Reports: Souter To Retire From Supreme Court
NPR Reports Souter To Leave At End Of Current Term
MARK SHERMAN, Associated Press Writer
POSTED: Thursday, April 30, 2009
UPDATED: 9:34 pm CDT April 30, 2009
WASHINGTON -- Justice David Souter plans to retire from the Supreme Court, according to several reports.
Souter is planning to retire at the end of the court's current term, NPR reported. He is expected to remain on the bench until a successor has been chosen and confirmed, the report said.
A retirement would give President Barack Obama his first chance to nominate a justice and the next few months would bring Senate confirmation hearings.
Speculation had been swirling since news broke that Souter, 69, had not yet hired law clerks. The other eight justices were known to have hired the four law clerks who will work with them in the Supreme Court term that begins in October.
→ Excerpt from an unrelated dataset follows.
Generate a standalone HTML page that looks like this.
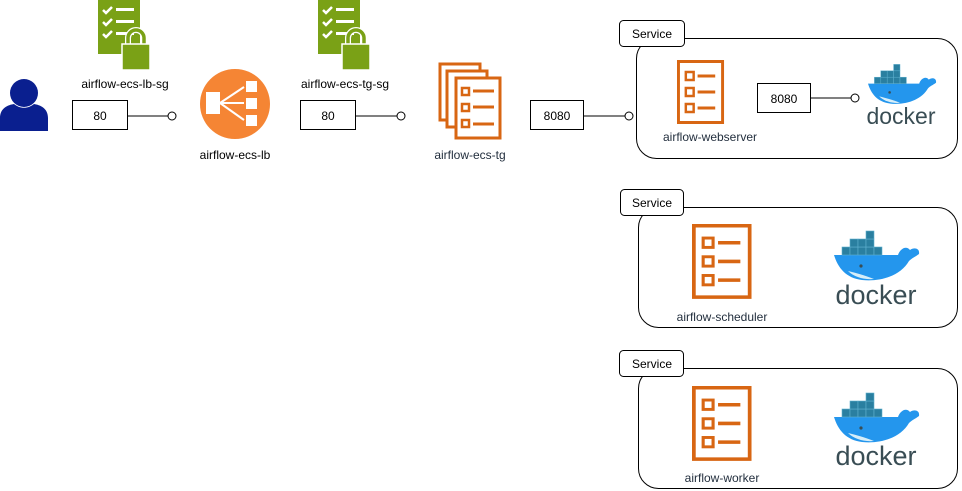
<!DOCTYPE html>
<html><head><meta charset="utf-8"><style>
html,body{margin:0;padding:0;background:#fff;}
svg{display:block;font-family:"Liberation Sans",Arial,sans-serif;}
</style></head><body>
<svg width="962" height="491" viewBox="0 0 962 491" xmlns="http://www.w3.org/2000/svg">
<defs>
  <g id="doc">
    <rect x="1.5" y="1.5" width="45" height="61" fill="none" stroke="#d86613" stroke-width="3"/>
    <rect x="9" y="12" width="8" height="8" fill="none" stroke="#d86613" stroke-width="2.5"/>
    <rect x="9" y="28" width="8" height="8" fill="none" stroke="#d86613" stroke-width="2.5"/>
    <rect x="9" y="44" width="8" height="8" fill="none" stroke="#d86613" stroke-width="2.5"/>
    <line x1="21" y1="16" x2="39" y2="16" stroke="#d86613" stroke-width="3"/>
    <line x1="21" y1="32" x2="39" y2="32" stroke="#d86613" stroke-width="3"/>
    <line x1="21" y1="48" x2="39" y2="48" stroke="#d86613" stroke-width="3"/>
  </g>
  <g id="whale">
    <path d="M0,22 H64 C66,16 72,12 76,17 C80,14 86,15 85,21 C81,24 78,25 75,28 C67,42 48,49 28,47 C12,45 4,35 0,22 Z" fill="#2496ed"/>
    <path d="M14,38 C20,44 30,47 40,46 C30,42 22,40 14,38 Z" fill="#d7eef9"/>
    <circle cx="27" cy="33" r="1.6" fill="#394d54"/>
    <g fill="#2a7fa0" stroke="#5fb0cf" stroke-width="0.6">
      <rect x="8" y="14" width="8" height="8"/><rect x="16" y="14" width="8" height="8"/><rect x="24" y="14" width="8" height="8"/><rect x="32" y="14" width="8" height="8"/><rect x="40" y="14" width="8" height="8"/>
      <rect x="16" y="6" width="8" height="8"/><rect x="24" y="6" width="8" height="8"/><rect x="32" y="6" width="8" height="8"/>
      <rect x="32" y="-2" width="8" height="8"/>
    </g>
  </g>
  <g id="sg">
    <path d="M0,0 H42 V54 H0 Z" fill="#7aa116"/>
    <g stroke="#fff" stroke-width="2.5" fill="none">
      <path d="M5,10 l3,3 l6,-6"/><path d="M5,22 l3,3 l6,-6"/><path d="M5,34 l3,3 l6,-6"/>
    </g>
    <g fill="#fff"><rect x="18" y="8" width="18" height="3"/><rect x="18" y="20" width="18" height="3"/><rect x="18" y="32" width="18" height="3"/></g>
    <path d="M30,44 v-6 a8,8 0 0 1 16,0 v6" fill="none" stroke="#fff" stroke-width="6"/>
    <path d="M30,44 v-6 a8,8 0 0 1 16,0 v6" fill="none" stroke="#7aa116" stroke-width="3.5"/>
    <rect x="24" y="44" width="28" height="26" fill="#7aa116" stroke="#fff" stroke-width="1.5"/>
  </g>
</defs>

<!-- person -->
<circle cx="24" cy="93" r="14" fill="#0a1f8f"/>
<path d="M0,131 V118 C0,108 8,105 14,104 C20,109 28,109 34,104 C40,105 48,108 48,118 V131 Z" fill="#0a1f8f"/>

<!-- lb sg -->
<use href="#sg" x="98" y="0"/>
<text x="125" y="88" font-size="12" text-anchor="middle" fill="#000">airflow-ecs-lb-sg</text>
<rect x="72.5" y="100.5" width="55" height="29" fill="#fff" stroke="#000"/>
<text x="100" y="120" font-size="12" text-anchor="middle">80</text>
<line x1="128" y1="116" x2="168" y2="116" stroke="#000"/>
<circle cx="172" cy="116" r="4" fill="#fff" stroke="#000"/>

<!-- LB -->
<circle cx="235" cy="104" r="35" fill="#f58534"/>
<rect x="206" y="92" width="14" height="22" fill="#fff"/>
<rect x="246" y="81" width="11" height="11" fill="#fff"/>
<rect x="246" y="98" width="11" height="11" fill="#fff"/>
<rect x="246" y="115" width="11" height="11" fill="#fff"/>
<g stroke="#fff" stroke-width="2"><line x1="220" y1="103" x2="244" y2="87"/><line x1="220" y1="103" x2="244" y2="103"/><line x1="220" y1="103" x2="244" y2="120"/></g>
<text x="235" y="159" font-size="12" text-anchor="middle">airflow-ecs-lb</text>

<!-- tg sg -->
<use href="#sg" x="318" y="0"/>
<text x="345" y="88" font-size="12" text-anchor="middle">airflow-ecs-tg-sg</text>
<rect x="300.5" y="100.5" width="55" height="29" fill="#fff" stroke="#000"/>
<text x="328" y="120" font-size="12" text-anchor="middle">80</text>
<line x1="356" y1="116" x2="397" y2="116" stroke="#000"/>
<circle cx="401" cy="116" r="4" fill="#fff" stroke="#000"/>

<!-- tg -->
<rect x="440" y="64" width="40" height="56" fill="#fff" stroke="#d86613" stroke-width="3"/>
<rect x="447" y="71" width="40" height="56" fill="#fff" stroke="#d86613" stroke-width="3"/>
<rect x="456" y="78" width="44" height="60" fill="#fff" stroke="#d86613" stroke-width="3"/>
<g stroke="#d86613" stroke-width="2.5" fill="none"><rect x="462" y="88" width="7" height="7"/><rect x="462" y="104" width="7" height="7"/><rect x="462" y="120" width="7" height="7"/></g>
<g stroke="#d86613" stroke-width="3"><line x1="473" y1="91" x2="494" y2="91"/><line x1="473" y1="107" x2="494" y2="107"/><line x1="473" y1="124" x2="494" y2="124"/></g>
<text x="470" y="159" font-size="12" text-anchor="middle" fill="#232f3e">airflow-ecs-tg</text>

<rect x="530.5" y="100.5" width="53" height="29" fill="#fff" stroke="#000"/>
<text x="557" y="120" font-size="12" text-anchor="middle">8080</text>
<line x1="584" y1="116" x2="625" y2="116" stroke="#000"/>
<circle cx="629" cy="116" r="4" fill="#fff" stroke="#000"/>

<!-- Service 1 -->
<rect x="636.5" y="38.5" width="321" height="120" rx="20" fill="none" stroke="#000"/>
<rect x="619.5" y="20.5" width="65" height="26" rx="4" fill="#fff" stroke="#000"/>
<text x="652" y="38" font-size="12" text-anchor="middle">Service</text>
<use href="#doc" x="677" y="60" transform="translate(677 60) scale(0.98 1) translate(-677 -60)"/>
<text x="710" y="141" font-size="12" text-anchor="middle" fill="#232f3e">airflow-webserver</text>
<rect x="757.5" y="83.5" width="53" height="29" fill="#fff" stroke="#000"/>
<text x="784" y="103" font-size="12" text-anchor="middle">8080</text>
<line x1="811" y1="98" x2="851" y2="98" stroke="#000"/>
<circle cx="855" cy="98" r="4" fill="#fff" stroke="#000"/>
<use href="#whale" transform="translate(868 66) scale(0.8)"/>
<text x="901" y="124" font-size="23" text-anchor="middle" fill="#394d54">docker</text>

<!-- Service 2 -->
<rect x="638.5" y="207.5" width="319" height="120" rx="20" fill="none" stroke="#000"/>
<rect x="620.5" y="189.5" width="63" height="26" rx="4" fill="#fff" stroke="#000"/>
<text x="652" y="207" font-size="12" text-anchor="middle">Service</text>
<use href="#doc" transform="translate(692 224) scale(1.24 1.17)"/>
<text x="722" y="321" font-size="12" text-anchor="middle" fill="#232f3e">airflow-scheduler</text>
<use href="#whale" transform="translate(834 233)"/>
<text x="876" y="304" font-size="27" text-anchor="middle" fill="#394d54">docker</text>

<!-- Service 3 -->
<rect x="638.5" y="368.5" width="319" height="120" rx="20" fill="none" stroke="#000"/>
<rect x="619.5" y="350.5" width="64" height="26" rx="4" fill="#fff" stroke="#000"/>
<text x="652" y="368" font-size="12" text-anchor="middle">Service</text>
<use href="#doc" transform="translate(692 386) scale(1.24 1.17)"/>
<text x="722" y="482" font-size="12" text-anchor="middle" fill="#232f3e">airflow-worker</text>
<use href="#whale" transform="translate(834 395)"/>
<text x="876" y="465" font-size="27" text-anchor="middle" fill="#394d54">docker</text>
</svg>
</body></html>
For the last three years, at least, the identities of Souter's clerks for the upcoming term have been known by now. Gossipy legal blogs actively seek out the names of the clerks -- recent graduates of the nation's top law schools who go on to lucrative careers and, sometimes, the Supreme Court.
Clerkships are highly sought and applicants have been known to interview with multiple justices in the hopes of landing a job at the high court. Chief Justice John Roberts and Justices Stephen Breyer and John Paul Stevens were clerks when they were younger.
Clerks typically start work in July and spend the summer poring over appeals to decide which ones they think the court should hear. Justice Clarence Thomas recently said of new clerks that "the way that we work, there is no start up time. You hit the ground running and you're ready to go."